Exhibit 99.1
Validus Holdings, Ltd. Bermuda Commercial Bank Building 19 Par-la-Ville Road Hamilton, HM 11 Bermuda | ||
Mailing Address: Suite 1790 48 Par-la-Ville Road Hamilton, HM 11 Bermuda | ||
Telephone: (441) 278-9000 Facsimile: (441) 278-9090 Website: www.validusre.bm |
May 18, 2009
The Board of Directors of IPC Holdings, Ltd.
c/o | James P. Bryce, President and Chief Executive Officer American International Bldg. 29 Richmond Road Pembroke, HM 08 Bermuda |
Re:Superior Amalgamation Proposal by Validus Holdings, Ltd. (“Validus”) to IPC Holdings, Ltd. (“IPC”)
Dear Sirs:
On behalf of Validus, I am writing to increase our offer pursuant to which Validus would pay a premium to the holders of IPC shares and Validus and IPC would amalgamate in a share-for-share exchange. We are prepared to amalgamate with IPC for total consideration consisting of 1.1234 Validus voting common shares and cash of $3.00 for each outstanding IPC share. The increased offer provides IPC shareholders with total consideration of $30.14 per IPC share based on Validus’ closing price on Friday, May 15, 2009, a 13.2% premium to IPC’s closing price that day and a 21.9% premium based on IPC’s and Validus’ closing prices on March 30, 2009, the last trading day before the announcement of Validus’ initial offer.
This increase underscores our strong commitment to the acquisition of IPC and reinforces the clear superiority of our offer over IPC’s proposed amalgamation with Max Capital Group Ltd. In addition, by adjusting our exchange ratio, we are able to provide the IPC shareholders with a meaningful cash component, a request we have heard repeatedly from IPC shareholders whom we’ve talked to extensively over the last few weeks, along with the continued opportunity to benefit from being part of a leading Bermuda carrier in the short-tail reinsurance and insurance market. The combined company will have a global underwriting platform, quality diversification
into profitable business lines with superior growth opportunities, a strong balance sheet and a proven management team.
Our board of directors has approved the submission of our increased offer and delivery of the enclosed signed amendment to the amalgamation agreement we delivered to you on March 31, 2009, so that, upon termination of the Agreement and Plan of Amalgamation among IPC, IPC Limited and Max Capital Group Ltd., dated as of March 1, 2009 (as amended, the “Max Plan of Amalgamation”), you have the certainty of our transaction and are able to sign the amalgamation agreement that was delivered to you on March 31, 2009 and the enclosed amendment to the amalgamation agreement. Our increased offer remains structured as a reorganization for U.S. federal income tax purposes and does not require any external financing. It is also not conditioned on a specified rating by the rating agencies. The only conditions to our offer are those contained in the executed amalgamation agreement, as amended, which we have left substantially the same as those contained in your agreement with Max to facilitate your Board’s ability to execute our agreement without delay.
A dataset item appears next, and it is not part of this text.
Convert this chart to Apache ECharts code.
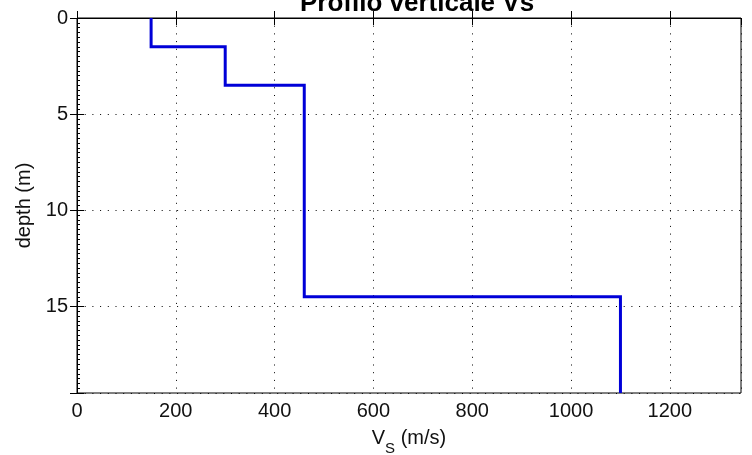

As you know, we have also commenced an Exchange Offer and filed with the Supreme Court of Bermuda an application for the Court to convene a meeting of IPC shareholders in connection with our previously announced Scheme of Arrangement. We will also be amending the terms of the Exchange Offer and Scheme of Arrangement to reflect the improved economic terms of our offer described above. Should you conclude our increased offer constitutes a Superior Proposal under the Max Plan of Amalgamation, we would be happy to discuss with you which of these three transaction structures would provide IPC shareholders the most attractive and expedient way to complete the transaction with Validus.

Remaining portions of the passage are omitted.